Third ground of appeal
QNR and QNM contended that the GT Agreement contained an implied term to act in good faith and obliged NQ Pipelines to take all reasonable steps available to eliminate or correct the QNI imbalance before seeking to charge the imbalance charge. An ‘imbalance’ occurred when either QNR’s or QNM’s gas was being stored in the pipeline (a positive imbalance) or QNR and QNM were taking on the NQ Pipelines’ gas (a negative imbalance). QNR and QNM argued that in circumstances where it was not possible for QNR and QNM to reduce an imbalance where the nickel refinery had ceased operation, NQ Pipelines was subject to an implied obligation to correct the imbalance by decreasing the imbalance charge payable under the GT Agreement.

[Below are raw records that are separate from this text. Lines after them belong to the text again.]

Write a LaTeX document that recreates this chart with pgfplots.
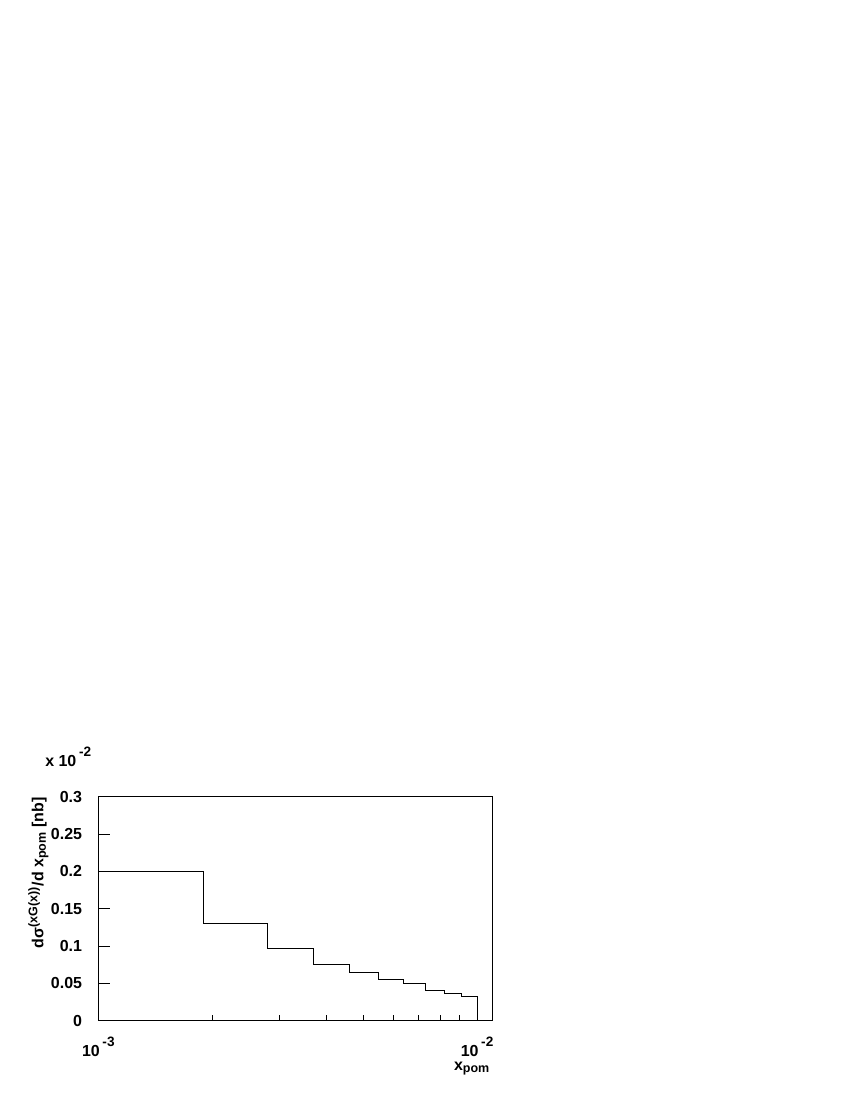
\documentclass[border=0pt]{standalone}
\usepackage{fontspec}
\setmainfont{Liberation Sans}
\usepackage{pgfplots}
\pgfplotsset{compat=1.18}
\newcommand{\lbl}{\fontsize{11.5}{13}\selectfont\bfseries}
\newcommand{\expo}[1]{\raisebox{7.5pt}{\fontsize{9.8}{10}\selectfont\bfseries #1}}
\begin{document}
\begin{tikzpicture}
% page frame (letter size, the plot sits in the lower left)
\path[use as bounding box] (-70.8pt,-57.1pt) rectangle ++(612pt,792pt);
\begin{axis}[
    name=ax,
    at={(0,0)}, anchor=south west,
    scale only axis,
    width=283.7pt, height=161.3pt,
    xmode=log,
    xmin=0.001, xmax=0.010975,
    ymin=0, ymax=0.3,
    xtick={0.001,0.01},
    xticklabels={{10\,\expo{-3}},{10\,\expo{-2}}},
    minor xtick={0.002,0.003,0.004,0.005,0.006,0.007,0.008,0.009},
    ytick={0,0.05,0.1,0.15,0.2,0.25,0.3},
    yticklabels={0,0.05,0.1,0.15,0.2,0.25,0.3},
    xtick pos=bottom, ytick pos=left,
    tick align=inside,
    major tick length=8.6pt,
    minor tick length=4.3pt,
    tick style={black, line width=0.5pt},
    axis line style={line width=0.75pt},
    ticklabel style={font=\lbl},
    yticklabel style={anchor=east, xshift=-8.2pt},
    xticklabel style={anchor=base, yshift=-26pt},
]
\addplot[const plot, black, line width=0.6pt] coordinates {
    (0.001,0.2)
    (0.0019,0.13)
    (0.0028,0.097)
    (0.0037,0.0756)
    (0.0046,0.0644)
    (0.0055,0.055)
    (0.0064,0.0496)
    (0.0073,0.0408)
    (0.0082,0.0367)
    (0.0091,0.0322)
    (0.01,0)
};
\end{axis}
\node[anchor=base west, inner sep=0pt, font=\lbl] at ([xshift=-38.4pt,yshift=182.7pt]ax.south west) {x 10\,\expo{-2}};
\node[anchor=base east, rotate=90, inner sep=0pt, font=\lbl] at ([xshift=-39.5pt,yshift=161.1pt]ax.south west)
    {dσ\textsuperscript{\fontsize{9}{9}\selectfont(xG(x))}/d x\textsubscript{\fontsize{9}{9}\selectfont pom} [nb]};
\node[anchor=base east, inner sep=0pt, font=\lbl] at ([xshift=-1.5pt,yshift=-35.5pt]ax.south east)
    {x\textsubscript{\fontsize{9}{9}\selectfont pom}};
\end{tikzpicture}
\end{document}
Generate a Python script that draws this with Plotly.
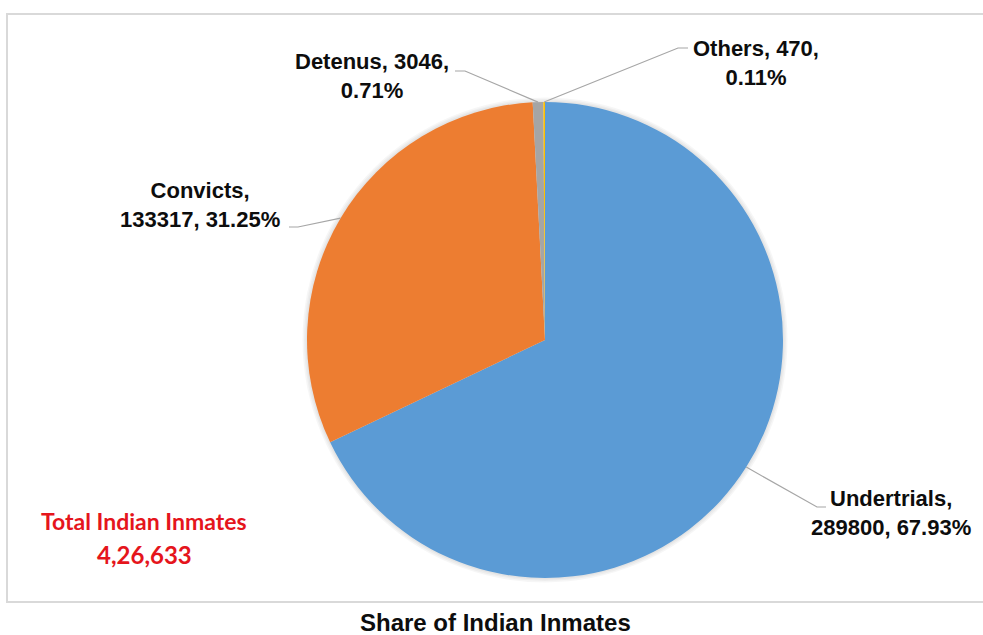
import math
import plotly.graph_objects as go

# ---- data -------------------------------------------------------------
labels = ["Undertrials", "Convicts", "Detenus", "Others"]
values = [289800, 133317, 3046, 470]
colors = ["#5B9BD5", "#ED7D31", "#A5A5A5", "#FFC000"]
# whether the value sits on the first line ("Name, value,<br>pct%")
value_on_first_line = [False, False, True, True]

title_text = "Share of Indian Inmates"
total_caption = "Total Indian Inmates"
total_value_text = "4,26,633"

# ---- geometry (pixels) ------------------------------------------------
W, H = 983, 635
cx, cy, R = 545, 340, 238

# label centres and leader-line elbows / ends (pixels)
label_pos = [(891, 513), (200, 205), (372, 76), (756, 63)]
elbow_pos = [(817, 507), (298, 227), (465, 71), (678, 48)]
end_pos = [(826, 507), (289, 227), (455, 71), (688, 48)]


def px(x):
    return x / W


def py(y):
    return 1 - y / H


total = sum(values)
pcts = [v / total * 100 for v in values]

fig = go.Figure()

fig.add_trace(go.Pie(
    labels=labels,
    values=values,
    sort=False,
    direction="clockwise",
    rotation=0,
    marker=dict(colors=colors, line=dict(width=0)),
    textinfo="none",
    hovertemplate="%{label}: %{value} (%{percent})<extra></extra>",
    domain=dict(x=[px(cx - R), px(cx + R)], y=[py(cy + R), py(cy - R)]),
    showlegend=False,
))

shapes = []
# outer frame of the chart area (open on the right)
shapes.append(dict(type="rect", xref="paper", yref="paper",
                   x0=px(7), x1=px(1020), y0=py(602), y1=py(14),
                   line=dict(color="#D9D9D9", width=2), layer="below"))
# soft shadow around the pie
for dr in (4.5, 3, 1.5):
    shapes.append(dict(type="circle", xref="paper", yref="paper",
                       x0=px(cx - R - dr), x1=px(cx + R + dr),
                       y0=py(cy + R + dr), y1=py(cy - R - dr),
                       fillcolor="rgba(0,0,0,0.035)", line=dict(width=0),
                       layer="below"))

annotations = []
cum = 0.0
for i, (lab, val, pct) in enumerate(zip(labels, values, pcts)):
    mid = (cum + val / 2) / total
    cum += val
    theta = 2 * math.pi * mid
    ax = cx + R * math.sin(theta)
    ay = cy - R * math.cos(theta)
    (ex, ey), (fx, fy) = elbow_pos[i], end_pos[i]
    path = (f"M {px(ax)},{py(ay)} L {px(ex)},{py(ey)} L {px(fx)},{py(fy)}")
    shapes.append(dict(type="path", xref="paper", yref="paper", path=path,
                       line=dict(color="#A6A6A6", width=1.2)))
    if value_on_first_line[i]:
        txt = f"{lab}, {val},<br>{pct:.2f}%"
    else:
        txt = f"{lab},<br>{val}, {pct:.2f}%"
    lx, ly = label_pos[i]
    annotations.append(dict(
        x=px(lx), y=py(ly), xref="paper", yref="paper", text=f"<b>{txt}</b>",
        showarrow=False, xanchor="center", yanchor="middle", align="center",
        font=dict(family="Liberation Sans, Arial, sans-serif", size=22,
                  color="#0D0D0D"),
    ))

# total inmates caption
annotations.append(dict(
    x=px(144), y=py(521), xref="paper", yref="paper",
    text=f"<b>{total_caption}</b>", showarrow=False,
    xanchor="center", yanchor="middle",
    font=dict(family="Lato, sans-serif", size=23, color="#E5151C"),
))
annotations.append(dict(
    x=px(144), y=py(554), xref="paper", yref="paper",
    text=f"<b>{total_value_text}</b>", showarrow=False,
    xanchor="center", yanchor="middle",
    font=dict(family="Lato, sans-serif", size=24, color="#E5151C"),
))

# chart title below the frame
annotations.append(dict(
    x=px(495), y=py(622), xref="paper", yref="paper",
    text=f"<b>{title_text}</b>", showarrow=False,
    xanchor="center", yanchor="middle",
    font=dict(family="Liberation Sans, Arial, sans-serif", size=24,
              color="#0D0D0D"),
))

fig.update_layout(
    width=W, height=H,
    margin=dict(l=0, r=0, t=0, b=0),
    paper_bgcolor="white",
    plot_bgcolor="white",
    shapes=shapes,
    annotations=annotations,
)

fig.write_html("out.html")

The court rejected this argument. Firstly, the weight of case authority did not support the implication of an implied term to act in good faith as a general legal incidence of commercial contracts. Until the High Court recognises a generally implied term of good faith, the Supreme Court should proceed on the basis that such a term is not to be generally or universally implied into all commercial contracts.
Turning to the particular circumstances of the GT Agreement, the court found there could be no implied term as a matter of law as it would ‘disturb the proper functioning‘ of the GT Agreement. This was because such an implied term would seek to subordinate NQ Pipelines’ interest in being able to charge for imbalances to QNM and QNR’s interest in not being liable to pay those charges. Further, there could be no implied term in fact because it contradicted the express language of the clauses by placing a constraint upon NQ Pipelines’ ability to charge for an imbalance. While some clauses had expressly considered the obligation to act in good faith, there was no mention of this obligation in the relevant clauses relating the imbalance charge.